The truth is that the insurance industry has already shown great initiative and made some significant advances albeit at a slower pace than other industries. It’s always interesting to hear from technology experts within the sector around what they think the next innovative initiatives will be and how they will impact the marketplace.

This week sees the best and brightest in insurance technology gather for the annual TINtech conference in London to discuss the latest advances in technology and how to leverage them to enable effective business processes, deliver operational efficiencies and drive customer-focussed innovation across insurance organisations.

The latest report from TINtech organisers, ‘The Insurance Network’, investigates the emerging technologies behind the next insurtech revolution, but also suggests that insurance still needs to up its game.

The survey found that 85% of respondents expect advanced analytics to significantly impact their business and 80% stated that Artificial Intelligence (AI) and machine learning will fundamentally affect the way they do business.

The frequently discussed threat to traditional underwriting posed by ever intelligent robots and AI needs to be viewed in context; we should be looking at these technology advances as an opportunity to remove the more straightforward underwriting elements and augment the more complex decision making processes presented by complex commercial risks. AI will supplement the underwriting decision-making process by providing relevant contextual, risk and customer focussed content…at least for the time being!

The survey then points to the Internet of Things (IoT) and the proliferation of connected devices as potential disruptors with nearly 40% recognising that this will have a significant impact of their business.

Business usage of IoT/connected devices has been more evident in personal lines space and there are plenty of examples to show how the digital ecosystem lends itself to this market including the multitude of connected health apps and wearable devices monitoring your daily activity and lifestyle, the telematics in your car and connected sensors in your home. Unsurprisingly, personal lines remains the dominant force for InsurTech with new technology being a major factor in 78% of deals in 2016 increasing from 73% in 2015 and 60% in 2014.

This supports the view that the nature of insurance is changing as we see the traditional models giving way to a more digitally focussed approach – encouraged, of course by customer demand. In fact 40% of respondents highlighted the customers experience as their number one driver for digital transformation. This trend will inevitably increase in commercial insurance as carriers innovate products to utilise the wealth of sensors and connected device opportunities.  There are some good examples already including Hartford Steam Boiler who offer a sensor enabled property product mitigating flood damage from burst frozen pipes using temperature sensors in their insured properties.

This type of disruption will inexorably move into the commercial sector as new entrants unencumbered by the traditional model and traditional technology capitalise on their agility to respond to opportunities with innovative technology-enabled products. 
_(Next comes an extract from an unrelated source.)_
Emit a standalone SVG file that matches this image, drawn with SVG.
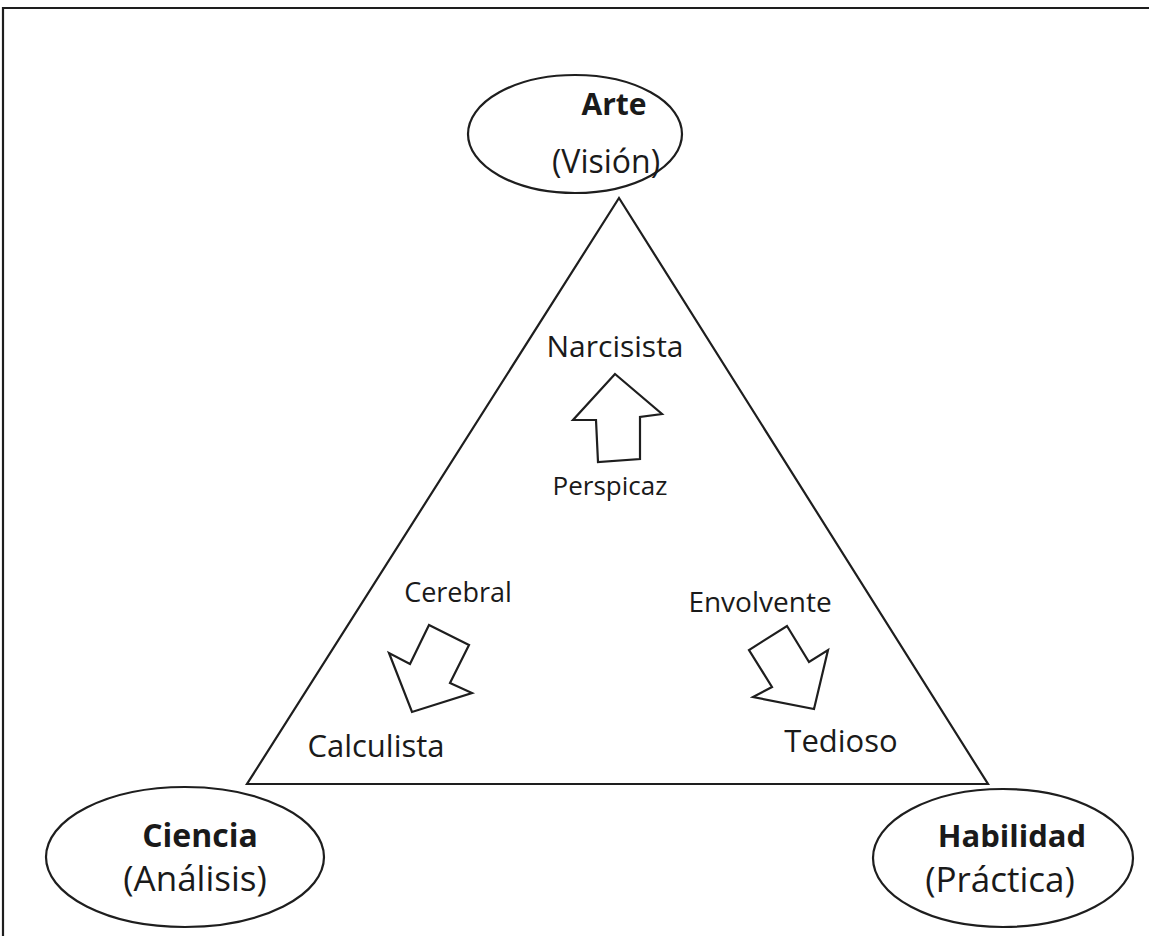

However, that looks like a journey not all have embarked on with only 51% having started down the path of transforming their digital operations, according to the TINtech survey. Carriers are perhaps guilty of being reactive rather than proactive, and often the market cannot keep up with the pace of change offered by the latest technology. The sector needs to proactively address digital weakness or risk losing relevance with their customer base – and this will require a strategic rethinking of the traditional business model.

One way to begin this rethink is to establish IT departments and software vendors as partners and business enablers, not simply view them as an expensive cost centre that needs to be managed down. Most respondents in the survey agree with 86% believing it is mind-set that is holding back digital transformation in the UK insurance sector. That culture can change but it’s incumbent upon technologists and technology vendors to evidence the business benefits and validate the return on investment.
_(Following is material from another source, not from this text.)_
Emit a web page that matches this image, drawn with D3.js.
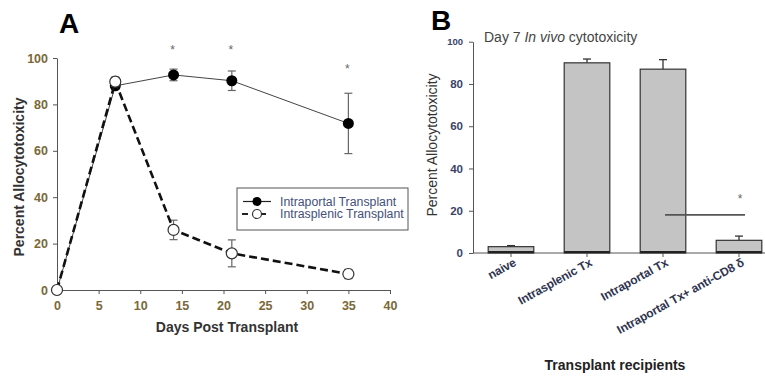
<!DOCTYPE html>
<html>
<head>
<meta charset="utf-8">
<script src="https://cdn.jsdelivr.net/npm/d3@7"></script>
<style>
  body { margin: 0; background: #fff; }
  svg { font-family: Arial, "Liberation Sans", sans-serif; }
</style>
</head>
<body>
<svg id="chart" width="765" height="378"></svg>
<script>
// panel A data
const days = [0, 7, 14, 21, 35];
const portalMean = [0, 88, 92.7, 90.2, 71.8];
const portalErr = [0, 1.5, 2.5, 4.2, 13];
const splenicMean = [0, 89.8, 25.9, 15.8, 6.9];
const splenicErr = [0, 2, 4.2, 5.8, 2];
const starDays = [14, 21, 35];
const starVals = [104, 104, 95.5];
const xTicksA = [0, 5, 10, 15, 20, 25, 30, 35, 40];
const yTicksA = [0, 20, 40, 60, 80, 100];
const legendLabels = ['Intraportal Transplant', 'Intrasplenic Transplant'];

// panel B data
const groups = ['naive', 'Intrasplenic Tx', 'Intraportal Tx', 'Intraportal Tx+ anti-CD8 \u03b4'];
const groupMean = [3, 90, 87, 6];
const groupErr = [0.5, 1.8, 4.5, 2];
const yTicksB = [0, 20, 40, 60, 80, 100];
const sigBar = { from: 2, to: 3, value: 18, star: 27 };

const svg = d3.select('#chart');

// ---------- Panel A ----------
const x = d3.scaleLinear().domain([0, 40]).range([57, 390]);
const y = d3.scaleLinear().domain([0, 100]).range([290, 58]);
const tickCol = '#7a6838';

const gA = svg.append('g').attr('class', 'panel-a');

const axXA = gA.append('g').attr('transform', `translate(0,${y(0)})`)
  .call(d3.axisBottom(x).tickValues(xTicksA).tickSize(4).tickSizeOuter(0));
const axYA = gA.append('g').attr('transform', `translate(${x(0)},0)`)
  .call(d3.axisLeft(y).tickValues(yTicksA).tickSize(4).tickSizeOuter(0));
[axXA, axYA].forEach(ax => {
  ax.select('.domain').attr('stroke', '#555');
  ax.selectAll('.tick line').attr('stroke', '#555');
  ax.selectAll('.tick text').attr('fill', tickCol)
    .style('font-size', '12.5px').style('font-weight', 'bold');
});
axXA.selectAll('.tick text').attr('dy', '1.05em');
axYA.selectAll('.tick text').attr('x', -9);

gA.append('text').attr('x', 227).attr('y', 332).attr('text-anchor', 'middle')
  .style('font-size', '14px').style('font-weight', 'bold').attr('fill', '#333')
  .text('Days Post Transplant');
gA.append('text').attr('transform', `translate(24,177) rotate(-90)`)
  .attr('text-anchor', 'middle')
  .style('font-size', '14px').style('font-weight', 'bold').attr('fill', '#333')
  .text('Percent Allocytotoxicity');
gA.append('text').attr('x', 59).attr('y', 33)
  .style('font-size', '28px').style('font-weight', 'bold').text('A');

const portal = days.map((d, i) => ({ d, m: portalMean[i], e: portalErr[i] }));
const splenic = days.map((d, i) => ({ d, m: splenicMean[i], e: splenicErr[i] }));
const line = d3.line().x(p => x(p.d)).y(p => y(p.m));

function errBars(data) {
  const g = gA.append('g').attr('stroke', '#666').attr('stroke-width', 1.2);
  data.filter(p => p.e > 0).forEach(p => {
    const cx = x(p.d);
    g.append('line').attr('x1', cx).attr('x2', cx).attr('y1', y(p.m + p.e)).attr('y2', y(p.m - p.e));
    [p.m + p.e, p.m - p.e].forEach(v => {
      g.append('line').attr('x1', cx - 4).attr('x2', cx + 4).attr('y1', y(v)).attr('y2', y(v));
    });
  });
}

errBars(portal);
gA.append('path').datum(portal).attr('d', line)
  .attr('fill', 'none').attr('stroke', '#444').attr('stroke-width', 1);
gA.selectAll('.pdot').data(portal).join('circle')
  .attr('cx', p => x(p.d)).attr('cy', p => y(p.m)).attr('r', 5.5).attr('fill', '#000');

errBars(splenic);
gA.append('path').datum(splenic).attr('d', line)
  .attr('fill', 'none').attr('stroke', '#111').attr('stroke-width', 2.6)
  .attr('stroke-dasharray', '8,4');
gA.selectAll('.sdot').data(splenic).join('circle')
  .attr('cx', p => x(p.d)).attr('cy', p => y(p.m)).attr('r', 5.5)
  .attr('fill', '#fff').attr('stroke', '#333').attr('stroke-width', 1.2);

gA.selectAll('.star').data(starDays).join('text')
  .attr('x', d => x(d) - 1).attr('y', (d, i) => y(starVals[i]) + 5)
  .attr('text-anchor', 'middle').style('font-size', '12px').attr('fill', '#666').text('*');

// legend
const lg = gA.append('g').attr('transform', 'translate(237,188)');
lg.append('rect').attr('width', 171).attr('height', 42)
  .attr('fill', '#fff').attr('stroke', '#555').attr('stroke-width', 1);
legendLabels.forEach((lab, i) => {
  const ly = 13.5 + i * 12.5;
  const row = lg.append('g');
  if (i === 0) {
    row.append('line').attr('x1', 6).attr('x2', 34).attr('y1', ly).attr('y2', ly)
      .attr('stroke', '#222').attr('stroke-width', 1.2);
    row.append('circle').attr('cx', 20).attr('cy', ly).attr('r', 4.5).attr('fill', '#000');
  } else {
    row.append('line').attr('x1', 5).attr('x2', 35).attr('y1', ly).attr('y2', ly)
      .attr('stroke', '#222').attr('stroke-width', 2.2).attr('stroke-dasharray', '6,12');
    row.append('circle').attr('cx', 20).attr('cy', ly).attr('r', 4.5)
      .attr('fill', '#fff').attr('stroke', '#333').attr('stroke-width', 1.2);
  }
  row.append('text').attr('x', 43).attr('y', ly + 4)
    .style('font-size', '12.3px').attr('fill', '#44507a').text(lab);
});

// ---------- Panel B ----------
const xb = d3.scaleBand().domain(groups).range([473, 777]).paddingInner(0.4).paddingOuter(0.2);
const yb = d3.scaleLinear().domain([0, 100]).range([253, 41.7]);
const gB = svg.append('g').attr('class', 'panel-b');

const axYB = gB.append('g').attr('transform', `translate(473,0)`)
  .call(d3.axisLeft(yb).tickValues(yTicksB).tickSize(4).tickSizeOuter(0));
axYB.select('.domain').attr('stroke', '#555');
axYB.selectAll('.tick line').attr('stroke', '#555');
axYB.selectAll('.tick text').attr('fill', '#3a4468').attr('x', -10)
  .style('font-size', '11.5px').style('font-weight', 'bold');
axYB.selectAll('.tick text').filter(d => d === 100).style('font-size', '9.5px');

gB.append('line').attr('x1', 473).attr('x2', 765).attr('y1', yb(0)).attr('y2', yb(0))
  .attr('stroke', '#555');
gB.selectAll('.xtick').data(groups).join('line')
  .attr('x1', g => xb(g) + xb.bandwidth() / 2).attr('x2', g => xb(g) + xb.bandwidth() / 2)
  .attr('y1', yb(0)).attr('y2', yb(0) + 4).attr('stroke', '#555');

// error caps (upper only)
gB.selectAll('.err').data(groups).join('g').each(function (g, i) {
  const cx = xb(g) + xb.bandwidth() / 2;
  const top = yb(groupMean[i] + groupErr[i]);
  const sel = d3.select(this).attr('stroke', '#333').attr('stroke-width', 1.3);
  sel.append('line').attr('x1', cx).attr('x2', cx).attr('y1', yb(groupMean[i])).attr('y2', top);
  sel.append('line').attr('x1', cx - 4).attr('x2', cx + 4).attr('y1', top).attr('y2', top);
});

gB.selectAll('.bar').data(groups).join('rect')
  .attr('x', g => xb(g)).attr('width', xb.bandwidth())
  .attr('y', (g, i) => yb(groupMean[i])).attr('height', (g, i) => yb(0) - yb(groupMean[i]))
  .attr('fill', '#c4c4c4').attr('stroke', '#333').attr('stroke-width', 1.2);
gB.selectAll('.base').data(groups).join('line')
  .attr('x1', g => xb(g)).attr('x2', g => xb(g) + xb.bandwidth())
  .attr('y1', yb(0) - 1).attr('y2', yb(0) - 1).attr('stroke', '#222').attr('stroke-width', 2);

gB.selectAll('.xlab').data(groups).join('text')
  .attr('transform', g => `translate(${xb(g) + xb.bandwidth() / 2 + 6},${yb(0) + 12}) rotate(-29)`)
  .attr('text-anchor', 'end')
  .style('font-size', '12px').style('font-weight', 'bold').style('letter-spacing', '-0.15px')
  .attr('fill', '#2e3450').text(g => g);

// significance marker
const sx1 = xb(groups[sigBar.from]) + xb.bandwidth() / 2 + 2;
const sx2 = xb(groups[sigBar.to]) + xb.bandwidth() / 2 + 6;
gB.append('line').attr('x1', sx1).attr('x2', sx2).attr('y1', yb(sigBar.value)).attr('y2', yb(sigBar.value))
  .attr('stroke', '#555').attr('stroke-width', 1.8);
gB.append('text').attr('x', sx2 - 5).attr('y', yb(sigBar.star) + 7)
  .attr('text-anchor', 'middle').style('font-size', '12px').attr('fill', '#666').text('*');

gB.append('text').attr('transform', 'translate(437,145) rotate(-90)')
  .attr('text-anchor', 'middle').style('font-size', '14px').attr('fill', '#333')
  .text('Percent Allocytotoxicity');
gB.append('text').attr('x', 615).attr('y', 370).attr('text-anchor', 'middle')
  .style('font-size', '14px').style('font-weight', 'bold').attr('fill', '#222')
  .text('Transplant recipients');
gB.append('text').attr('x', 431).attr('y', 30)
  .style('font-size', '28px').style('font-weight', 'bold').text('B');

const title = gB.append('text').attr('x', 484).attr('y', 42)
  .style('font-size', '14px').attr('fill', '#444');
title.append('tspan').text('Day 7 ');
title.append('tspan').style('font-style', 'italic').text('In vivo');
title.append('tspan').text(' cytotoxicity');
</script>
</body>
</html>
New technology will undoubtedly continue to impact our industry and the time is fast approaching when a lack of funds as identified by 44% of respondents as a reason for holding back on digital transformation will be an unacceptable excuse for inactivity.

At a time when the wider financial markets are embracing technology to capitalise on the opportunities and retain relevance within their customer base the insurance industry needs to adapt its mind-set and fully embrace the potential presented not only by the latest innovative technology but also by the IT teams and vendor partners who can deliver on that potential with them.